* AVAILABLE RECORDS
-- Start --

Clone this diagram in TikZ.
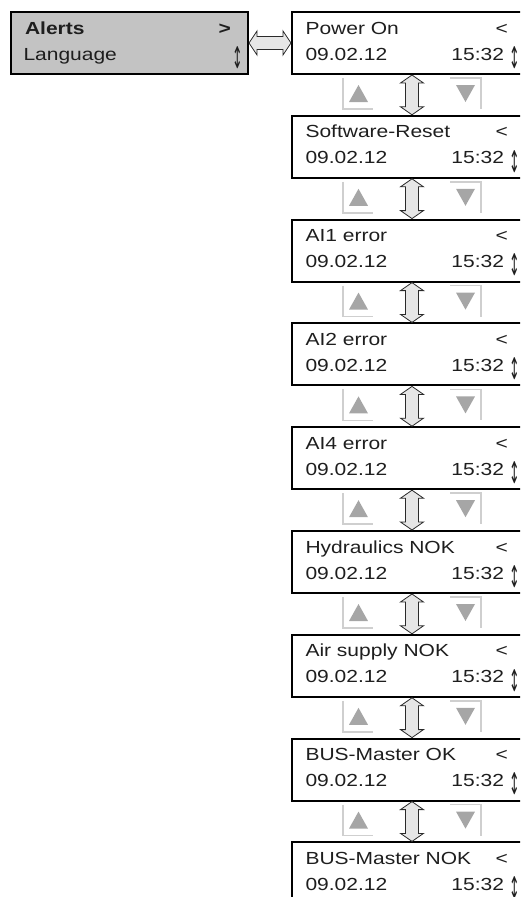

-- End --
-- Start --

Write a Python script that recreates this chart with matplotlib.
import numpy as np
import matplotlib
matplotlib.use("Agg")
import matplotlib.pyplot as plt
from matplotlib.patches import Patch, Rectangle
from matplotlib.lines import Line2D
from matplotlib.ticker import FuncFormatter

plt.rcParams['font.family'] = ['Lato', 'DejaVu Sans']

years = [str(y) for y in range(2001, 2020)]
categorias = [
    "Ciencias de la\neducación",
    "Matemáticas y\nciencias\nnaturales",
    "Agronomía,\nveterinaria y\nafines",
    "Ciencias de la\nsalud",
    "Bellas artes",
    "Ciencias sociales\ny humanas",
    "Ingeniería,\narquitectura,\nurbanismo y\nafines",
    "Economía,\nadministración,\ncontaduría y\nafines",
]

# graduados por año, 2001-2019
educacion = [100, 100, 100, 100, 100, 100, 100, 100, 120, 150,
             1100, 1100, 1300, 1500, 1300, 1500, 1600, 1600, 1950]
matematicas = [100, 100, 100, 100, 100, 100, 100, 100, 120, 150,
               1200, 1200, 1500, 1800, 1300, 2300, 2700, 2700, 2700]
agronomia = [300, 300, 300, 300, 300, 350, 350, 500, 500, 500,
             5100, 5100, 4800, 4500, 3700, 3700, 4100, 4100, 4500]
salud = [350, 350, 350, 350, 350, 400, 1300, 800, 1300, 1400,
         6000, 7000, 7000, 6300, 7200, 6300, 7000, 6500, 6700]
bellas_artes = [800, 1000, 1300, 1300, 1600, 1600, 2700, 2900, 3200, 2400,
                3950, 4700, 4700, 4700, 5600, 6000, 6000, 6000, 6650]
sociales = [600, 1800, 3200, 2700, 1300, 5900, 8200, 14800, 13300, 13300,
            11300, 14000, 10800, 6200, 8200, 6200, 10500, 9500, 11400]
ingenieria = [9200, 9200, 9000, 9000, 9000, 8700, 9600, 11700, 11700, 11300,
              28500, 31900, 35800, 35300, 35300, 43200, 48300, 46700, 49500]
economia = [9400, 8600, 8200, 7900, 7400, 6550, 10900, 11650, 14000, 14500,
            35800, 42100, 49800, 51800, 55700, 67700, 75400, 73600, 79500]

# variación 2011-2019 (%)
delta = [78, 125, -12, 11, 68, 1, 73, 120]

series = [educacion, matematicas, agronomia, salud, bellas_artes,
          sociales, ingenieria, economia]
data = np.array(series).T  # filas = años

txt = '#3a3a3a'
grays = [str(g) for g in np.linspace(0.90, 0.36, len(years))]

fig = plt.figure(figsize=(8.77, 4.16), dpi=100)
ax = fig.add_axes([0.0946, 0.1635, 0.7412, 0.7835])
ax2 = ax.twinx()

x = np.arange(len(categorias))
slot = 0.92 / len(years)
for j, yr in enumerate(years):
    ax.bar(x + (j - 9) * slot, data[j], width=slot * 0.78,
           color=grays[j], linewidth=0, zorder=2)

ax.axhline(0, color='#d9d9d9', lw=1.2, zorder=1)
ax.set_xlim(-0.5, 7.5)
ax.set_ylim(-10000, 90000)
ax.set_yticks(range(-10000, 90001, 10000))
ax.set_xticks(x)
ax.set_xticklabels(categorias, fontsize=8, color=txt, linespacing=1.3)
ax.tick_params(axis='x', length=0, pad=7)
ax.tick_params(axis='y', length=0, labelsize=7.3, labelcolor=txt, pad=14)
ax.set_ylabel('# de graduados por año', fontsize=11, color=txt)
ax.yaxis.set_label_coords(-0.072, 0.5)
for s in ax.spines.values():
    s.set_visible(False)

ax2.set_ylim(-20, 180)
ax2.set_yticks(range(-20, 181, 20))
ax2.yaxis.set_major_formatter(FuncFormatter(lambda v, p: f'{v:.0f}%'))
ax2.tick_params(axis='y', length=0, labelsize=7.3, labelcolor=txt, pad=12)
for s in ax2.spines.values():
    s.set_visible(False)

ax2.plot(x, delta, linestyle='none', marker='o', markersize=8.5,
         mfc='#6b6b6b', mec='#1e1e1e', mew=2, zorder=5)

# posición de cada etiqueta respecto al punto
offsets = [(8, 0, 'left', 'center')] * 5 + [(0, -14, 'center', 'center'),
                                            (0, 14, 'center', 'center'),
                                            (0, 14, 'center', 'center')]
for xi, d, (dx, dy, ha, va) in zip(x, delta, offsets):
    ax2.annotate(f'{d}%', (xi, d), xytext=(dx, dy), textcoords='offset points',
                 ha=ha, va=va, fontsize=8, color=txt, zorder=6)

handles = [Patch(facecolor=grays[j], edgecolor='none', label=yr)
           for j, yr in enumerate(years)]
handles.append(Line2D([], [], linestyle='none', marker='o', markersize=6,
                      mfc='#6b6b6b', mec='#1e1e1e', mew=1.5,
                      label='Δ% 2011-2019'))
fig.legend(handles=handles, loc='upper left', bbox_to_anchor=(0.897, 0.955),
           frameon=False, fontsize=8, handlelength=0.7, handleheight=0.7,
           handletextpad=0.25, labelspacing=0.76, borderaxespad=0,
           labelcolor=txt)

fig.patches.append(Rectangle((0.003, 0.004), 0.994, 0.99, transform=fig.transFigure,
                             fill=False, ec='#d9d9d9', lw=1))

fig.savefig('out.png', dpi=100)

-- End --

* WORK TO DO
Gather all the lines that include the word "matplotlib" and copy them out.

* TASK SOLUTION
Write a Python script that recreates this chart with matplotlib.
import matplotlib
matplotlib.use("Agg")
import matplotlib.pyplot as plt
from matplotlib.patches import Patch, Rectangle
from matplotlib.lines import Line2D
from matplotlib.ticker import FuncFormatter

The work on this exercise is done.